### SUPPLIED MATERIAL

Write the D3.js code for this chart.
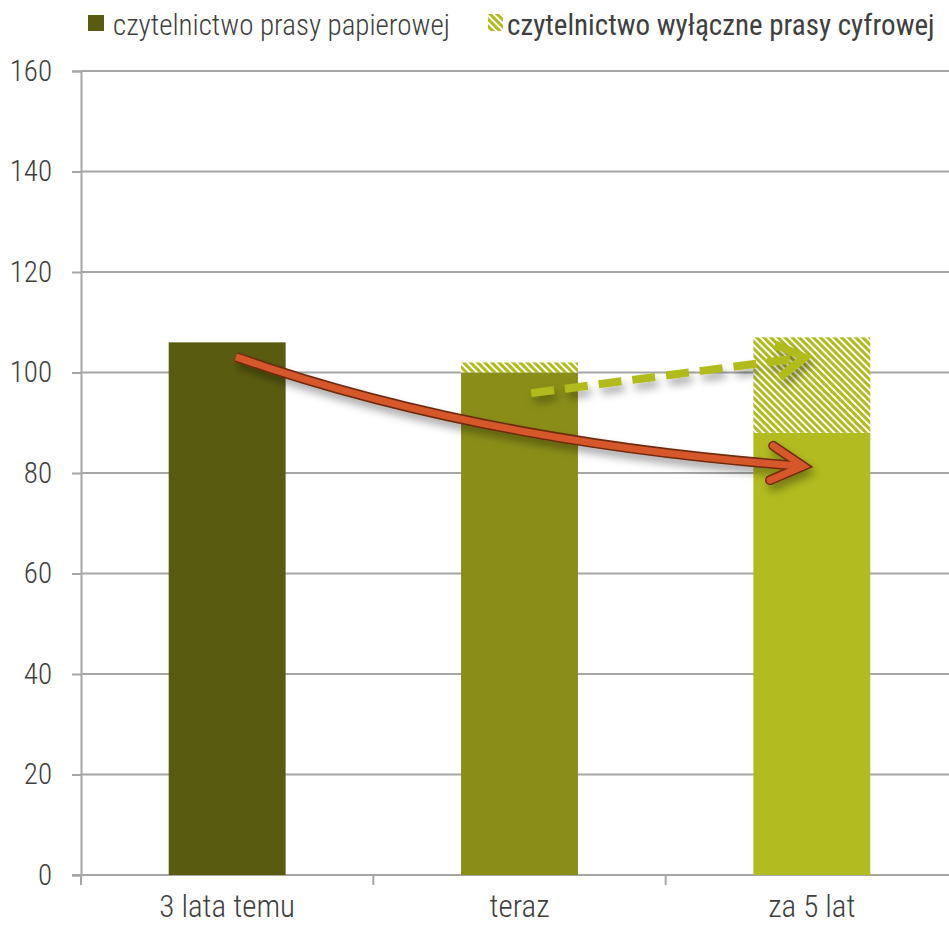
<!DOCTYPE html>
<html><head><meta charset="utf-8">
<script src="https://cdn.jsdelivr.net/npm/d3@7"></script>
<style>html,body{margin:0;padding:0;background:#fff;overflow:hidden}</style>
</head><body>
<svg id="chart" width="949" height="927"></svg>
<script>
const categories = ["3 lata temu", "teraz", "za 5 lat"];
const paperReading = [106, 100, 88];
const digitalOnlyReading = [0, 2, 19];
const yTicks = [0, 20, 40, 60, 80, 100, 120, 140, 160];
const seriesNames = ["czytelnictwo prasy papierowej", "czytelnictwo wyłączne prasy cyfrowej"];
// arrows in data space: [category index, value]
const declineArrow = [[0.03, 103.1], [0.86, 86.2], [1.97, 81.4]];
const digitalArrow = [[1.04, 95.9], [1.975, 103.0]];

const barColors = ["#595c10", "#8a8e18", "#b2bb1f"];
const hatchColor = "#b1bb1a";
const textColor = "#404040";
const gridColor = "#a6a6a6";
const FONT = "'Liberation Sans Narrow','Arial Narrow','Roboto Condensed','DejaVu Sans Condensed',sans-serif";

const svg = d3.select("#chart");
const pLeft = 81, pRight = 958, pTop = 71, pBottom = 875;

const x = d3.scaleBand().domain(categories).range([pLeft, pRight]).paddingInner(0.6).paddingOuter(0.3);
const xi = d3.scaleLinear().domain([-0.5, 2.5]).range([pLeft, pRight]);
const y = d3.scaleLinear().domain([0, 160]).range([pBottom, pTop]);

const defs = svg.append("defs");
const pat = defs.append("pattern").attr("id", "hatch").attr("patternUnits", "userSpaceOnUse")
  .attr("width", 5).attr("height", 5).attr("patternTransform", "rotate(-45)");
pat.append("rect").attr("width", 5).attr("height", 5).attr("fill", "#fff");
pat.append("rect").attr("width", 3).attr("height", 5).attr("fill", hatchColor);

const sh = defs.append("filter").attr("id", "shadow").attr("x", "-20%").attr("y", "-50%").attr("width", "140%").attr("height", "250%");
sh.append("feDropShadow").attr("dx", 3).attr("dy", 6).attr("stdDeviation", 4).attr("flood-color", "#000").attr("flood-opacity", 0.35);

// gridlines
svg.append("g").selectAll("line").data(yTicks.filter(d => d > 0)).join("line")
  .attr("x1", pLeft).attr("x2", pRight).attr("y1", d => y(d)).attr("y2", d => y(d))
  .attr("stroke", gridColor).attr("stroke-width", 2);

// y axis
const yAxis = svg.append("g").attr("transform", `translate(${pLeft},0)`)
  .call(d3.axisLeft(y).tickValues(yTicks).tickSize(9).tickPadding(20));
yAxis.select(".domain").attr("stroke", gridColor).attr("stroke-width", 2);
yAxis.selectAll(".tick line").attr("stroke", gridColor).attr("stroke-width", 2);
yAxis.selectAll(".tick text").attr("fill", textColor).style("font-family", FONT).style("font-size", "29px").style("font-weight", 300);

// x axis
const xAxis = svg.append("g").attr("transform", `translate(0,${pBottom})`)
  .call(d3.axisBottom(x).tickSize(0).tickPadding(20));
xAxis.select(".domain").remove();
xAxis.selectAll(".tick text").attr("fill", textColor).style("font-family", FONT).style("font-size", "31px").style("font-weight", 300);
svg.append("line").attr("x1", pLeft - 9).attr("x2", pRight).attr("y1", pBottom).attr("y2", pBottom)
  .attr("stroke", gridColor).attr("stroke-width", 2);
svg.append("g").selectAll("line").data([-0.5, 0.5, 1.5, 2.5]).join("line")
  .attr("x1", d => xi(d)).attr("x2", d => xi(d)).attr("y1", pBottom).attr("y2", pBottom + 10)
  .attr("stroke", gridColor).attr("stroke-width", 2);

// bars
svg.append("g").selectAll("rect").data(categories).join("rect")
  .attr("x", d => x(d)).attr("width", x.bandwidth())
  .attr("y", (d, i) => y(paperReading[i])).attr("height", (d, i) => y(0) - y(paperReading[i]))
  .attr("fill", (d, i) => barColors[i]);
svg.append("g").selectAll("rect").data(categories).join("rect")
  .attr("x", d => x(d)).attr("width", x.bandwidth())
  .attr("y", (d, i) => y(paperReading[i] + digitalOnlyReading[i]))
  .attr("height", (d, i) => y(paperReading[i]) - y(paperReading[i] + digitalOnlyReading[i]))
  .attr("fill", "url(#hatch)");

// arrowhead helper
function head(tip, dirAngle, len, spread) {
  const a1 = dirAngle + Math.PI - spread, a2 = dirAngle + Math.PI + spread;
  return `M${tip[0] + len * Math.cos(a1)},${tip[1] + len * Math.sin(a1)}L${tip[0]},${tip[1]}L${tip[0] + len * Math.cos(a2)},${tip[1] + len * Math.sin(a2)}`;
}

// red decline arrow
const rp = declineArrow.map(p => [xi(p[0]), y(p[1])]);
const rTipAng = Math.atan2(rp[2][1] - rp[1][1], rp[2][0] - rp[1][0]);
const rCurve = `M${rp[0][0]},${rp[0][1]}Q${rp[1][0]},${rp[1][1]} ${rp[2][0] - 4},${rp[2][1]}`;
const rHead = head(rp[2], rTipAng + 0.02, 36, 0.5);
const rg = svg.append("g").attr("filter", "url(#shadow)");
[[rCurve, "butt"], [rHead, "round"]].forEach(([d, cap]) => {
  rg.append("path").attr("d", d).attr("fill", "none").attr("stroke", "#6e2a10").attr("stroke-width", 10)
    .attr("stroke-linecap", cap).attr("stroke-linejoin", "miter");
});
[[rCurve, "butt"], [rHead, "round"]].forEach(([d, cap]) => {
  rg.append("path").attr("d", d).attr("fill", "none").attr("stroke", "#d6582a").attr("stroke-width", 7)
    .attr("stroke-linecap", cap).attr("stroke-linejoin", "miter");
});

// green dashed arrow
const gp = digitalArrow.map(p => [xi(p[0]), y(p[1])]);
const gAng = Math.atan2(gp[1][1] - gp[0][1], gp[1][0] - gp[0][0]);
const gg = svg.append("g").attr("filter", "url(#shadow)");
gg.append("path").attr("d", `M${gp[0][0]},${gp[0][1]}L${gp[1][0] - 10 * Math.cos(gAng)},${gp[1][1] - 10 * Math.sin(gAng)}`)
  .attr("stroke", hatchColor).attr("stroke-width", 8).attr("stroke-dasharray", "23,11").attr("fill", "none");
gg.append("path").attr("d", head(gp[1], gAng, 32, 0.55)).attr("fill", "none")
  .attr("stroke", hatchColor).attr("stroke-width", 8).attr("stroke-linejoin", "miter");

// legend
const lg = svg.append("g");
lg.append("rect").attr("x", 88).attr("y", 15).attr("width", 16).attr("height", 16).attr("fill", barColors[0]);
lg.append("text").attr("x", 113).attr("y", 35).text(seriesNames[0])
  .attr("fill", textColor).style("font-family", FONT).style("font-size", "29px").style("font-weight", 300);
lg.append("rect").attr("x", 488).attr("y", 14).attr("width", 15).attr("height", 17).attr("fill", "url(#hatch)");
lg.append("text").attr("x", 507).attr("y", 35).text(seriesNames[1])
  .attr("fill", textColor).style("font-family", FONT).style("font-size", "29px");
</script>
</body></html>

### PROBLEM DESCRIPTION
Set the lines above down again, word for word, from the first through the one containing "Sans Narrow','Arial Narrow','Roboto"; pictures excluded.

### EXPECTED ANSWER
Write the D3.js code for this chart.
<!DOCTYPE html>
<html><head><meta charset="utf-8">
<script src="https://cdn.jsdelivr.net/npm/d3@7"></script>
<style>html,body{margin:0;padding:0;background:#fff;overflow:hidden}</style>
</head><body>
<svg id="chart" width="949" height="927"></svg>
<script>
const categories = ["3 lata temu", "teraz", "za 5 lat"];
const paperReading = [106, 100, 88];
const digitalOnlyReading = [0, 2, 19];
const yTicks = [0, 20, 40, 60, 80, 100, 120, 140, 160];
const seriesNames = ["czytelnictwo prasy papierowej", "czytelnictwo wyłączne prasy cyfrowej"];
// arrows in data space: [category index, value]
const declineArrow = [[0.03, 103.1], [0.86, 86.2], [1.97, 81.4]];
const digitalArrow = [[1.04, 95.9], [1.975, 103.0]];

const barColors = ["#595c10", "#8a8e18", "#b2bb1f"];
const hatchColor = "#b1bb1a";
const textColor = "#404040";
const gridColor = "#a6a6a6";
const FONT = "'Liberation Sans Narrow','Arial Narrow','Roboto Condensed','DejaVu Sans Condensed',sans-serif";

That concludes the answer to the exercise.